An African American female physics and mathematics major, Darden is part of a minority that she hopes to change. One way she can influence young girls is by mentoring and teaching them in the Girls in Engineering, Math, and Science (GEMS) program, a summer camp held at Augsburg for Minneapolis public school students.
This past summer in GEMS, Darden created a curriculum using popsicle stick bridges to teach girls in grades 4-8 about the engineering process. The students began by making trusses out of spaghetti so that they could learn about bridge support systems. Then they drew up plans for their popsicle stick bridges based on guidelines Darden supplied for them.
“We had little activities every day and awards for a ‘bridge of the day’ and a ‘disaster of the day,’” Darden said. She also introduced daily vocabulary words so that the students were using correct terminology for their bridges and the building process.
For younger students in grades K-3, Darden introduced an economic element to the project.
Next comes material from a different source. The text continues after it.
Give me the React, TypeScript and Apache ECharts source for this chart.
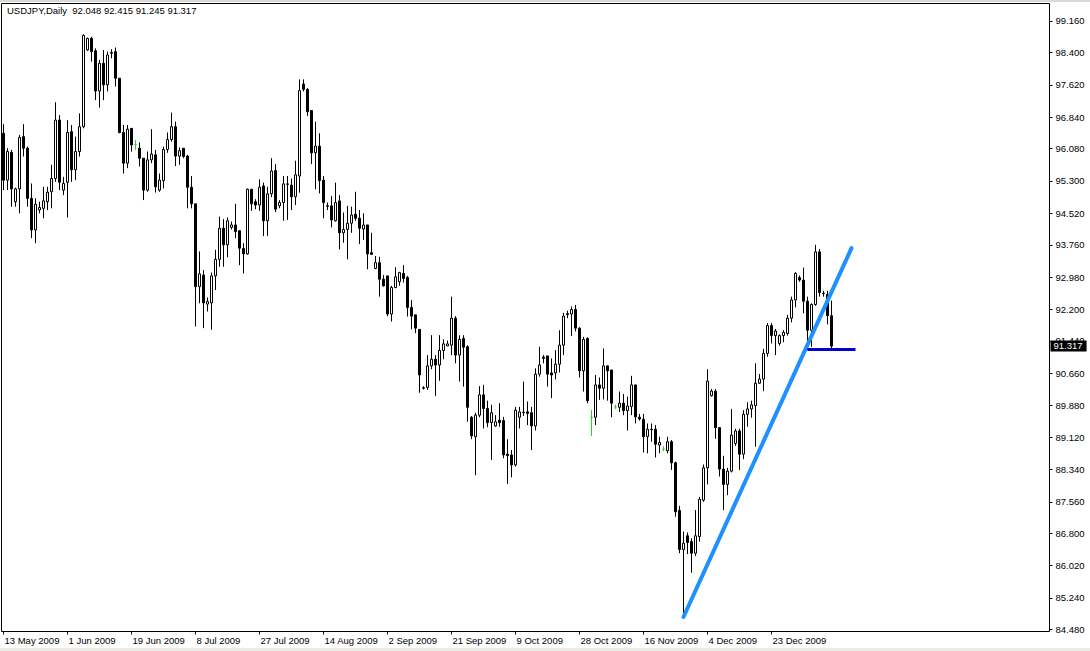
import React, { useEffect, useRef } from "react";
import * as echarts from "echarts";

const symbol = "USDJPY";
const period = "Daily";
const firstDate = "2009-05-13";
const totalSlots = 262;
const labelEvery = 16;

const opens = [
  96.45, 95.32, 95.99, 94.80, 95.11, 96.37, 96.09, 94.88, 94.12, 94.60,
  94.64, 94.80, 95.04, 95.36, 96.77, 95.08, 95.27, 96.49, 95.57, 96.01,
  96.61, 98.46, 98.74, 98.44, 97.47, 98.14, 97.62, 98.38, 98.42, 97.78,
  96.47, 95.73, 96.57, 96.18, 96.09, 95.85, 95.08, 95.81, 95.93, 95.08,
  95.31, 96.06, 96.30, 96.61, 95.90, 96.09, 95.90, 95.15, 94.75, 92.75,
  93.03, 92.33, 92.36, 93.01, 93.41, 94.16, 93.76, 94.18, 94.24, 94.10,
  93.67, 93.54, 95.10, 94.80, 94.72, 95.18, 94.34, 94.99, 95.55, 94.70,
  94.78, 95.23, 95.20, 94.92, 95.42, 97.64, 97.51, 97.00, 95.98, 96.14,
  95.32, 94.70, 94.70, 94.34, 94.82, 94.05, 94.13, 94.28, 94.50, 94.40,
  94.14, 94.24, 93.57, 93.19, 93.33, 92.93, 93.01, 92.09, 92.73, 92.87,
  93.07, 92.97, 92.25, 92.07, 91.72, 90.31, 90.32, 90.84, 91.00, 90.86,
  91.21, 91.32, 91.34, 91.99, 91.10, 91.50, 91.30, 89.60, 89.13, 89.65,
  90.14, 89.81, 89.47, 89.39, 89.53, 89.52, 88.71, 88.69, 88.45, 89.60,
  89.71, 89.73, 89.71, 89.39, 90.64, 91.05, 91.08, 90.67, 90.67, 90.88,
  91.34, 92.10, 92.09, 92.20, 91.75, 90.72, 91.50, 89.60, 89.60, 90.38,
  90.30, 90.84, 90.74, 89.85, 89.84, 89.94, 89.76, 89.86, 90.38, 89.60,
  89.55, 89.13, 89.31, 89.31, 88.93, 88.83, 88.79, 89.01, 88.50, 87.35,
  86.41, 86.74, 86.60, 86.32, 86.72, 87.60, 88.38, 90.12, 90.23, 89.35,
  88.35, 87.98, 88.30, 88.97, 89.27, 88.71, 89.67, 89.80, 89.88, 90.42,
  90.52, 91.14, 91.81, 91.57, 91.38, 91.57, 91.62, 91.99, 92.43, 92.97,
  92.91, 92.40, 91.70, 92.32, 93.59, 92.59, 92.56, 92.048,
];
const highs = [
  96.67, 96.09, 96.05, 95.14, 96.41, 96.67, 96.13, 95.24, 94.88, 94.80,
  95.16, 95.16, 95.69, 97.20, 96.89, 95.40, 96.77, 96.65, 96.37, 96.93,
  98.84, 98.76, 98.78, 98.50, 98.22, 98.46, 98.42, 98.48, 98.52, 97.78,
  96.65, 96.65, 96.57, 96.29, 96.23, 95.85, 96.01, 96.55, 96.05, 95.48,
  96.13, 96.47, 96.95, 96.73, 96.11, 96.09, 95.93, 95.42, 94.75, 93.60,
  93.15, 92.49, 93.09, 93.64, 94.44, 94.38, 94.42, 94.32, 94.75, 94.10,
  93.80, 95.12, 95.10, 94.86, 95.34, 95.26, 95.16, 95.85, 95.71, 94.84,
  95.42, 95.42, 95.36, 95.79, 97.75, 97.75, 97.54, 97.01, 96.73, 96.45,
  95.42, 94.78, 94.94, 95.26, 94.96, 94.54, 94.70, 94.68, 95.04, 94.60,
  94.52, 94.24, 94.05, 93.49, 93.47, 93.03, 93.01, 92.77, 93.22, 93.11,
  93.27, 93.01, 92.43, 92.07, 91.72, 90.35, 91.10, 91.58, 91.10, 91.58,
  91.48, 91.45, 92.51, 92.04, 91.58, 91.58, 91.34, 89.63, 89.71, 90.35,
  90.38, 90.00, 89.90, 89.65, 89.94, 89.61, 89.07, 88.81, 89.85, 89.85,
  90.46, 89.98, 89.85, 90.78, 91.30, 91.10, 91.08, 91.02, 91.22, 91.70,
  92.12, 92.17, 92.27, 92.31, 91.77, 91.54, 91.53, 89.78, 90.62, 90.56,
  91.26, 90.84, 90.74, 89.90, 90.22, 90.16, 90.10, 90.60, 90.38, 89.68,
  89.68, 89.45, 89.45, 89.41, 89.13, 88.90, 89.13, 89.05, 88.53, 87.46,
  86.84, 86.82, 86.68, 87.36, 87.68, 88.46, 90.76, 90.28, 90.28, 89.35,
  88.67, 88.38, 89.80, 89.32, 89.32, 89.77, 89.96, 90.00, 90.90, 90.64,
  91.25, 91.87, 91.87, 91.73, 91.60, 91.70, 92.07, 92.51, 93.10, 93.02,
  93.21, 92.51, 92.35, 93.76, 93.66, 92.65, 92.65, 92.415,
];
const lows = [
  95.08, 95.08, 94.68, 94.68, 94.52, 95.89, 94.68, 93.92, 93.80, 94.52,
  94.40, 94.60, 94.64, 95.28, 95.08, 94.96, 94.42, 95.28, 95.32, 95.89,
  96.57, 98.44, 98.18, 97.25, 97.07, 97.25, 97.46, 98.26, 97.58, 96.45,
  95.48, 95.61, 96.01, 96.05, 95.65, 94.84, 95.04, 95.73, 95.02, 95.04,
  95.12, 95.98, 96.25, 95.66, 95.69, 95.85, 94.64, 94.64, 91.79, 92.35,
  91.75, 92.15, 91.71, 92.67, 93.23, 93.23, 93.46, 94.13, 93.92, 93.27,
  93.07, 93.52, 94.58, 94.62, 94.58, 93.97, 93.97, 94.91, 94.55, 94.64,
  94.34, 94.36, 94.60, 94.72, 95.02, 97.46, 96.87, 95.71, 95.10, 95.00,
  94.40, 94.60, 94.18, 94.32, 93.65, 93.81, 93.41, 94.05, 94.34, 93.78,
  93.88, 93.17, 93.52, 93.17, 92.51, 92.75, 92.04, 91.91, 92.71, 92.77,
  92.85, 92.03, 91.72, 91.63, 90.19, 90.27, 90.26, 90.76, 90.11, 90.48,
  91.00, 91.32, 91.10, 90.90, 90.46, 90.34, 89.49, 89.07, 88.20, 89.60,
  89.33, 89.36, 88.57, 89.37, 89.37, 88.61, 87.99, 88.15, 88.41, 89.33,
  89.63, 89.41, 88.81, 89.28, 90.58, 90.90, 90.34, 90.06, 90.51, 90.68,
  91.10, 91.99, 91.56, 91.67, 90.56, 90.22, 89.94, 89.15, 89.41, 90.02,
  90.03, 90.00, 89.60, 89.80, 89.73, 89.65, 89.28, 89.65, 89.45, 89.52,
  88.75, 88.73, 89.01, 88.63, 88.73, 88.78, 88.73, 88.33, 87.20, 86.32,
  84.79, 86.30, 85.85, 86.25, 86.60, 87.56, 87.98, 90.10, 89.08, 88.17,
  87.36, 87.72, 88.27, 88.91, 88.33, 88.59, 89.37, 89.59, 88.89, 90.40,
  90.23, 91.06, 91.38, 91.10, 91.33, 91.41, 91.57, 91.89, 92.25, 92.87,
  92.11, 91.22, 91.30, 92.29, 92.51, 92.51, 91.84, 91.245,
];
const closes = [
  95.32, 96.01, 95.11, 95.11, 96.35, 96.09, 94.88, 94.12, 94.74, 94.66,
  94.82, 95.03, 95.36, 96.77, 95.27, 95.24, 96.47, 95.57, 96.01, 96.61,
  98.81, 98.74, 98.42, 97.47, 98.14, 97.62, 98.34, 98.40, 97.78, 96.47,
  95.73, 96.55, 96.17, 96.18, 95.85, 95.08, 95.81, 95.95, 95.16, 95.32,
  96.06, 96.30, 96.61, 95.90, 96.03, 95.89, 95.15, 94.75, 92.75, 93.06,
  92.36, 92.39, 93.01, 93.41, 94.16, 93.76, 94.34, 94.24, 94.08, 93.68,
  93.54, 95.10, 94.75, 94.72, 95.15, 94.34, 94.99, 95.54, 94.62, 94.78,
  95.23, 95.22, 94.92, 95.45, 97.48, 97.51, 96.97, 95.98, 96.14, 95.31,
  94.78, 94.69, 94.36, 94.78, 94.05, 94.13, 94.28, 94.48, 94.40, 94.16,
  94.24, 93.54, 93.53, 93.33, 92.93, 92.77, 92.09, 92.73, 92.99, 93.09,
  92.95, 92.25, 92.04, 91.75, 90.62, 90.30, 90.84, 91.00, 90.86, 91.21,
  91.37, 91.37, 91.99, 91.10, 91.48, 91.29, 89.84, 89.15, 89.65, 90.14,
  89.81, 89.47, 89.71, 89.49, 89.47, 88.69, 88.67, 88.45, 89.77, 89.73,
  89.72, 89.69, 89.39, 90.64, 90.86, 91.02, 90.64, 90.62, 90.88, 91.34,
  92.04, 92.08, 92.20, 91.75, 90.72, 91.48, 90.00, 89.60, 90.38, 90.30,
  90.84, 90.72, 89.94, 89.85, 89.94, 89.76, 89.87, 90.38, 89.61, 89.56,
  89.13, 89.31, 89.30, 88.95, 88.99, 88.83, 89.01, 88.50, 87.32, 86.41,
  86.56, 86.58, 86.32, 86.74, 87.62, 88.38, 90.47, 90.23, 89.35, 88.35,
  87.98, 88.30, 89.17, 89.27, 88.71, 89.67, 89.80, 89.90, 90.42, 90.52,
  91.14, 91.81, 91.57, 91.68, 91.57, 91.65, 91.99, 92.43, 93.07, 92.91,
  92.40, 91.70, 92.32, 93.59, 92.61, 92.58, 92.05, 91.317,
];

const yTickValues = [
  84.48, 85.24, 86.02, 86.8, 87.56, 88.34, 89.12, 89.88, 90.66, 91.44,
  92.2, 92.98, 93.76, 94.52, 95.3, 96.08, 96.84, 97.62, 98.4, 99.16,
];
const yMin = 84.431;
const yMax = 99.582;

// user-drawn objects: [bar index, price]
const trendLine = [
  [170, 84.78],
  [212, 93.68],
];
const supportLine = [
  [201, 91.24],
  [213, 91.24],
];

const MONTHS = ["Jan", "Feb", "Mar", "Apr", "May", "Jun", "Jul", "Aug", "Sep", "Oct", "Nov", "Dec"];
const FONT = "Tahoma, 'Liberation Sans', Arial, sans-serif";
const DOJI_COLOR = "#33cc33";

function buildDates(start: string, n: number): string[] {
  const out: string[] = [];
  const d = new Date(start + "T00:00:00Z");
  while (out.length < n) {
    if (d.getUTCDay() !== 6) {
      out.push(`${d.getUTCDate()} ${MONTHS[d.getUTCMonth()]} ${d.getUTCFullYear()}`);
    }
    d.setUTCDate(d.getUTCDate() + 1);
  }
  return out;
}

export default function App() {
  const ref = useRef<HTMLDivElement>(null);

  useEffect(() => {
    if (!ref.current) return;
    document.body.style.margin = "0";
    const chart = echarts.init(ref.current, undefined, { renderer: "svg" });
    const categories = buildDates(firstDate, totalSlots);
    const n = opens.length;
    const last = n - 1;
    const data = opens.map((o, i) => {
      const v = [o, closes[i], lows[i], highs[i]];
      if (o === closes[i]) {
        return {
          value: v,
          itemStyle: {
            color: DOJI_COLOR,
            color0: DOJI_COLOR,
            borderColor: DOJI_COLOR,
            borderColor0: DOJI_COLOR,
            borderColorDoji: DOJI_COLOR,
          },
        };
      }
      return v;
    });
    const showIdx = (index: number) => index % labelEvery === 0 && index < n;
    const header = `${symbol},${period}\u00a0\u00a0${opens[last].toFixed(3)} ${highs[last].toFixed(3)} ${lows[last].toFixed(3)} ${closes[last].toFixed(3)}`;

    chart.setOption({
      animation: false,
      backgroundColor: "#ffffff",
      title: {
        text: header,
        left: 7,
        top: 5,
        padding: 0,
        textStyle: { fontFamily: FONT, fontSize: 9.5, fontWeight: "normal", color: "#000" },
      },
      grid: {
        left: 1.5,
        top: 3.5,
        width: 1048,
        height: 628,
        show: true,
        borderColor: "#000",
        borderWidth: 1,
        backgroundColor: "#fff",
      },
      xAxis: {
        type: "category",
        data: categories,
        boundaryGap: true,
        axisLine: { show: false },
        axisTick: {
          show: true,
          interval: showIdx,
          alignWithLabel: true,
          length: 3,
          lineStyle: { color: "#000", width: 1 },
        },
        axisLabel: {
          interval: showIdx,
          align: "left",
          margin: 4,
          padding: [0, 0, 0, 1],
          fontFamily: FONT,
          fontSize: 9.5,
          color: "#000",
        },
        splitLine: { show: false },
      },
      yAxis: {
        type: "value",
        position: "right",
        min: yMin,
        max: yMax,
        scale: true,
        axisLine: { show: false },
        axisTick: {
          show: true,
          customValues: yTickValues,
          length: 3,
          lineStyle: { color: "#000", width: 1 },
        },
        axisLabel: {
          customValues: yTickValues,
          formatter: (v: number) => v.toFixed(3),
          margin: 6,
          fontFamily: FONT,
          fontSize: 9.5,
          color: "#000",
        },
        splitLine: { show: false },
      },
      graphic: [
        { type: "rect", left: 0, top: 0, shape: { width: 1090, height: 2 }, style: { fill: "#d8d8d4" }, silent: true },
        { type: "rect", left: 0, top: 648, shape: { width: 1090, height: 3 }, style: { fill: "#ecebe6" }, silent: true },
      ],
      series: [
        {
          type: "candlestick",
          data,
          barWidth: 2,
          itemStyle: {
            color: "#ffffff",
            color0: "#000000",
            borderColor: "#000000",
            borderColor0: "#000000",
            borderColorDoji: DOJI_COLOR,
            borderWidth: 1,
          },
          markLine: {
            silent: true,
            symbol: ["none", "none"],
            label: { show: false },
            data: [
              [
                { coord: trendLine[0], lineStyle: { color: "#1e90ff", width: 4, type: "solid", cap: "round" } },
                { coord: trendLine[1] },
              ],
              [
                { coord: supportLine[0], lineStyle: { color: "#0000cd", width: 3, type: "solid" } },
                { coord: supportLine[1] },
              ],
              {
                yAxis: closes[last],
                lineStyle: { color: "rgba(0,0,0,0)", width: 0 },
                label: {
                  show: true,
                  position: "end",
                  distance: 1,
                  formatter: closes[last].toFixed(3),
                  backgroundColor: "#000",
                  color: "#fff",
                  padding: [1, 4, 0, 3],
                  fontFamily: FONT,
                  fontSize: 9.5,
                },
              },
            ],
          },
        },
      ],
    });
    return () => chart.dispose();
  }, []);

  return (
    <div
      ref={ref}
      style={{ position: "fixed", left: 0, top: 0, width: 1090, height: 651, background: "#fff" }}
    />
  );
}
She built a base for their bridges and created money pieces and a store where students could purchase supplies to add to the base, making it stronger. “They were really proud of their bridges and loved going to the store every day,” she said.
Darden has worked with GEMS for three summers because she wants to foster an interest in the sciences among girls, especially minority students like herself. “I believe there should be more women in the sciences,” she said. “I want to reach out to girls because if I can get them excited about science at a young age, then they will continue to be interested in it later.”
After finishing her studies at Augsburg, and before she begins graduate school, Darden would like to continue to do summer outreach or afterschool programs. “I’ve done a lot of learning outside the classroom, but I needed the experiences inside the classroom, too,” she said. “The scholarships I’ve received have given me opportunities that I wouldn’t have had—opportunities to learn and to help other students get excited about science.”